The findings were scheduled to be published in the journal Science later this month, but space.com said it learned of the report from sources at the U.S. space agency.

Editors at Science said there was a paper on Mars in an upcoming issue, but declined to comment on it, and said the actual paper would be released at 10 a.m. (1400 GMT) on Thursday.

Any findings would have to be confirmed by additional study. Reports about evidence of water on Mars have been subjected to rigorous scientific debate.

But if confirmed, the finding would give a huge boost to space exploration and to theories that life exists, or has existed in the past, in places other than Earth.

It would also be a much-needed turnaround for NASA, which lost its Mars Polar Lander mission in September -- a mission aimed at finding physical evidence of water on the surface -- and its Mars Climate Orbiter in September.

NASA is putting together plans for a new mission in 2003 and another one in 2005, both with the primary aim of finding water.

They would build on the enormous success of the 1997 Pathfinder mission, in which a small robot roamed and photographed the surface, sending back up-close views of the red rocks and sand that give Mars its rusty hue.

Scientists know that water exists on Mars, but it is frozen in the polar icecaps, locked away as ice beneath the surface or drifting about the atmosphere in thin clouds.

Published reports suggested that what had now been found were changes on the surface that could have been made by seeping water, although the surface is regularly scoured by powerful winds and dust storms.

Water flowing on the surface would be accessible to astronauts on any future Mars mission, and would make it much more likely that life may have existed on the planet.

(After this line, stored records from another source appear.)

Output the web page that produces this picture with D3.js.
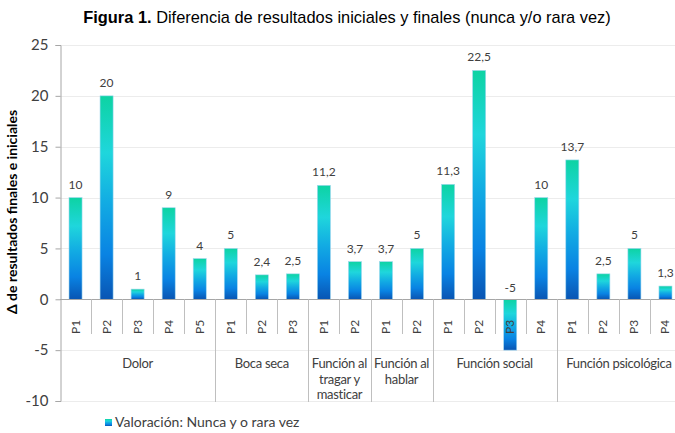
<!DOCTYPE html>
<html>
<head>
<meta charset="utf-8">
<script src="https://cdn.jsdelivr.net/npm/d3@7"></script>
<style>
  body { margin: 0; background: #ffffff; }
  text { font-family: Lato, "Open Sans", sans-serif; }
</style>
</head>
<body>
<div id="chart"></div>
<script>
//Data: groups, their questions and the values
var groupNames = ["Dolor", "Boca seca", "Función al tragar y masticar", "Función al hablar", "Función social", "Función psicológica"];
var groupLines = [["Dolor"], ["Boca seca"], ["Función al", "tragar y", "masticar"], ["Función al", "hablar"], ["Función social"], ["Función psicológica"]];
var questions = [["P1", "P2", "P3", "P4", "P5"], ["P1", "P2", "P3"], ["P1", "P2"], ["P1", "P2"], ["P1", "P2", "P3", "P4"], ["P1", "P2", "P3", "P4"]];
var values = [10, 20, 1, 9, 4, 5, 2.4, 2.5, 11.2, 3.7, 3.7, 5, 11.3, 22.5, -5, 10, 13.7, 2.5, 5, 1.3];
var yTicks = [25, 20, 15, 10, 5, 0, -5, -10];
var seriesName = "Valoración: Nunca y o rara vez";

//Flatten groups into one row per bar
var rows = [];
var k = 0;
questions.forEach(function (qs, g) {
    qs.forEach(function (q) {
        rows.push({ "key": g + "-" + q, "group": g, "label": q, "value": values[k] });
        k++;
    });
});

var width = 675, height = 433;

var svg = d3.select("#chart")
    .append("svg")
    .attr("width", width)
    .attr("height", height);

//Scales
var x = d3.scaleBand()
    .domain(rows.map(function (d) { return d.key; }))
    .range([60, 681])
    .paddingInner(0.58)
    .paddingOuter(0.29);

var y = d3.scaleLinear()
    .domain([-10, 25])
    .range([401, 45]);

var step = x.step();
var left = x.range()[0];
//comma decimals and a plain hyphen for negatives, as in the figure
var locFmt = d3.formatLocale({ decimal: ",", thousands: ".", grouping: [3], currency: ["", ""], minus: "-" }).format("~g");
var fmt = function (v) { return locFmt(v); };

//Gradient for the bars (green at the top, blue at the bottom)
var grad = svg.append("defs")
    .append("linearGradient")
    .attr("id", "barFill")
    .attr("x1", 0).attr("y1", 0)
    .attr("x2", 0).attr("y2", 1);
[["0%", "#0dd3a3"], ["28%", "#1fd6dc"], ["52%", "#12ace3"], ["78%", "#0983e3"], ["100%", "#0955b3"]].forEach(function (s) {
    grad.append("stop").attr("offset", s[0]).attr("stop-color", s[1]);
});

//Gridlines
svg.append("g")
    .selectAll("line")
    .data(yTicks.filter(function (t) { return t !== 0; }))
    .enter()
    .append("line")
    .attr("x1", 60)
    .attr("x2", 681)
    .attr("y1", function (d) { return Math.round(y(d)) + 0.5; })
    .attr("y2", function (d) { return Math.round(y(d)) + 0.5; })
    .attr("stroke", "#ececec");

//Y axis
var yAxis = svg.append("g")
    .attr("transform", "translate(60.5,0)")
    .call(d3.axisLeft(y).tickValues(yTicks).tickSize(5).tickPadding(7).tickFormat(fmt));
yAxis.select(".domain").attr("stroke", "#a6a6a6");
yAxis.selectAll(".tick line").attr("stroke", "#a6a6a6");
yAxis.selectAll(".tick text")
    .attr("fill", "#404040")
    .style("font-size", "15px")
    .style("font-family", "Lato, sans-serif");

//Bars
svg.append("g")
    .selectAll("rect")
    .data(rows)
    .enter()
    .append("rect")
    .attr("x", function (d) { return x(d.key); })
    .attr("y", function (d) { return y(Math.max(d.value, 0)); })
    .attr("width", x.bandwidth())
    .attr("height", function (d) { return Math.abs(y(d.value) - y(0)); })
    .attr("fill", "url(#barFill)")
    .attr("stroke", "#9fd6ef")
    .attr("stroke-width", 0.6);

//Value labels
svg.append("g")
    .selectAll("text")
    .data(rows)
    .enter()
    .append("text")
    .attr("x", function (d) { return x(d.key) + x.bandwidth() / 2; })
    .attr("y", function (d) { return y(Math.max(d.value, 0)) - (d.value < 0 ? 7 : 9); })
    .attr("text-anchor", "middle")
    .attr("font-size", "12px")
    .attr("fill", "#404040")
    .text(function (d) { return fmt(d.value); });

//Zero line
svg.append("line")
    .attr("x1", 60).attr("x2", 681)
    .attr("y1", Math.round(y(0)) + 0.5).attr("y2", Math.round(y(0)) + 0.5)
    .attr("stroke", "#a6a6a6");

//Separators between questions and between groups
var bounds = [];
var start = 0;
questions.forEach(function (qs, g) {
    bounds.push({ "g": g, "from": start, "to": start + qs.length });
    start += qs.length;
});

svg.append("g")
    .selectAll("line")
    .data(d3.range(1, rows.length + 1))
    .enter()
    .append("line")
    .attr("x1", function (i) { return Math.round(left + i * step) + 0.5; })
    .attr("x2", function (i) { return Math.round(left + i * step) + 0.5; })
    .attr("y1", y(0))
    .attr("y2", function (i) {
        var isGroupEnd = bounds.some(function (b) { return b.to === i; });
        return isGroupEnd ? 402 : 334;
    })
    .attr("stroke", "#bfbfbf");

//Question labels (rotated)
svg.append("g")
    .selectAll("text")
    .data(rows)
    .enter()
    .append("text")
    .attr("transform", function (d) { return "translate(" + (x(d.key) + x.bandwidth() / 2 + 4) + ",327) rotate(-90)"; })
    .attr("text-anchor", "middle")
    .attr("font-size", "12px")
    .attr("fill", "#404040")
    .text(function (d) { return d.label; });

//Group labels
var groupText = svg.append("g")
    .selectAll("text")
    .data(bounds)
    .enter()
    .append("text")
    .attr("text-anchor", "middle")
    .attr("font-size", "13px")
    .attr("letter-spacing", "-0.3px")
    .attr("fill", "#404040");

groupText.selectAll("tspan")
    .data(function (b) {
        return groupLines[b.g].map(function (line, i) {
            return { "text": line, "i": i, "cx": left + (b.from + b.to) / 2 * step };
        });
    })
    .enter()
    .append("tspan")
    .attr("x", function (d) { return d.cx; })
    .attr("y", function (d) { return 368 + d.i * 15.7; })
    .text(function (d) { return d.text; });

//Y axis title
svg.append("text")
    .attr("transform", "translate(17,212) rotate(-90)")
    .attr("text-anchor", "middle")
    .attr("font-size", "14px")
    .attr("font-weight", "bold")
    .attr("fill", "#000000")
    .text("Δ de resultados finales e iniciales");

//Chart title
var title = svg.append("text")
    .attr("x", 347)
    .attr("y", 23)
    .attr("text-anchor", "middle")
    .style("font-family", "'Liberation Sans', Arial, sans-serif")
    .attr("font-size", "16.4px")
    .attr("fill", "#000000");
title.append("tspan").attr("font-weight", "bold").text("Figura 1.");
title.append("tspan").text(" Diferencia de resultados iniciales y finales (nunca y/o rara vez)");

//Legend
svg.append("rect")
    .attr("x", 105)
    .attr("y", 419)
    .attr("width", 7)
    .attr("height", 7)
    .attr("fill", "url(#barFill)");

svg.append("text")
    .attr("x", 115)
    .attr("y", 427)
    .attr("font-size", "14px")
    .attr("fill", "#404040")
    .text(seriesName);
</script>
</body>
</html>
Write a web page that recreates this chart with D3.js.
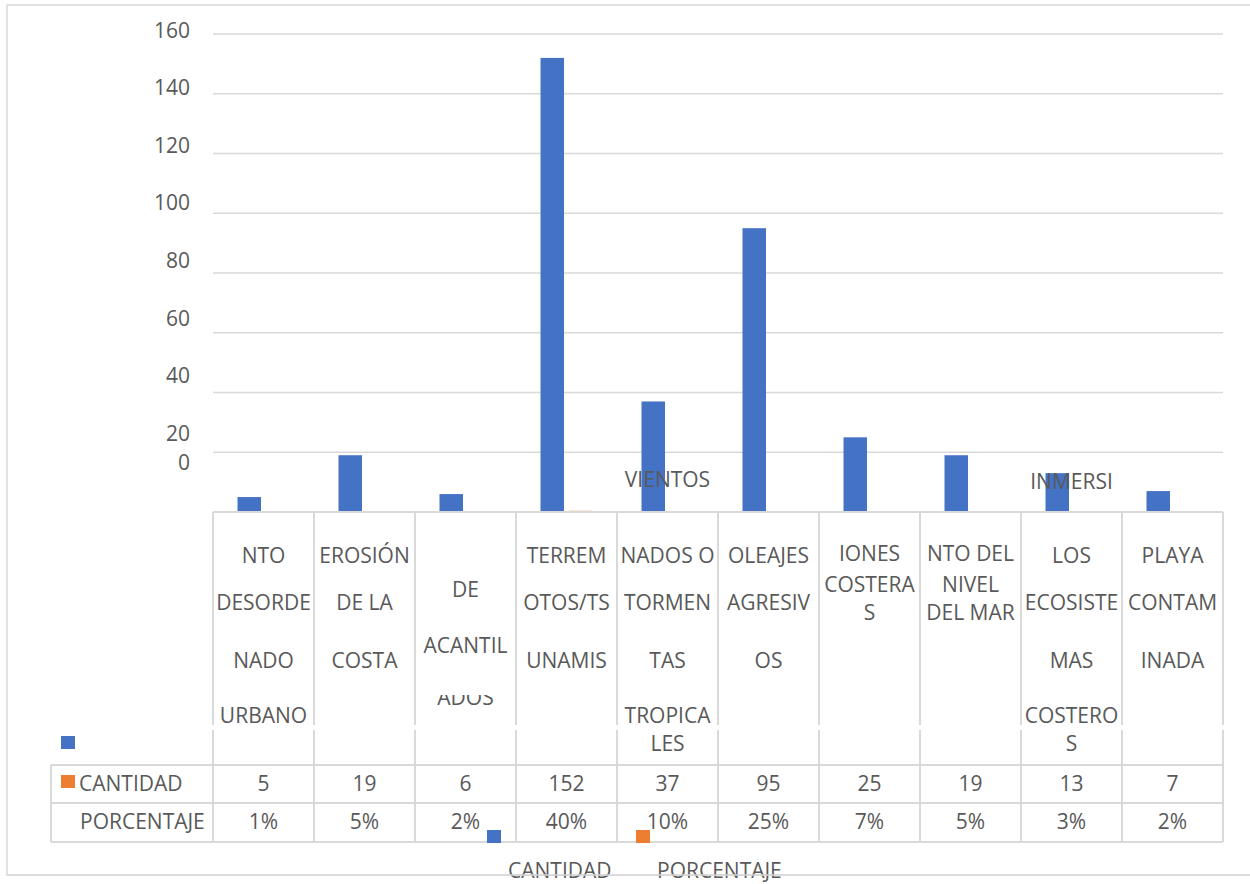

The idea that water might flow on Mars first arose in 1877 when Italian astronomer Giovanni Schiaparelli saw what he called ``canali'' on the surface of the planet. The word means ''channels,'' but was mistranslated as ``canals'' and people believed for years that some civilization must have built a network of canals that crisscrossed the planet's surface.

In 1965, the Mariner 4 space probe found no evidence of such canals. Since then, missions to Mars have, however, found what look like dried-up riverbeds and giant lakes or oceans.

In December, scientists at Brown University reported they had found evidence of a former wide ocean with beaches in the northern lowlands of Mars.

Water ice has been detected in the icecap at the north pole of the planet and possibly at the south pole. And there is evidence that water once percolated through rocks believed to be from Mars that have fallen to Earth as meteorites.

But most of the surface of today's Mars is far too harsh for liquid water to exist. With average surface temperatures of -63 degrees F (-53 degrees Celsius), any water would be frozen, and the thin, dry atmosphere provides little protection.

The sun warms the surface of Mars to as high as 80 degrees F (27 degrees Celsius) at the equator at midday and although there is no evidence of current geothermal activity on Mars, in theory water from such a source could bubble to the surface in liquid form.

The best place to look would be inside craters -- and scientists are peering into craters on Earth's moon and even on Mercury to see if water could be preserved on the shady, protected walls of deep craters.

In 1997, the Mars Global Surveyor took pictures of what some scientists said could be the remains of springs or seeping water inside a crater in the planet's Southern Hemisphere. But they said the formations could also have come from volcanic activity.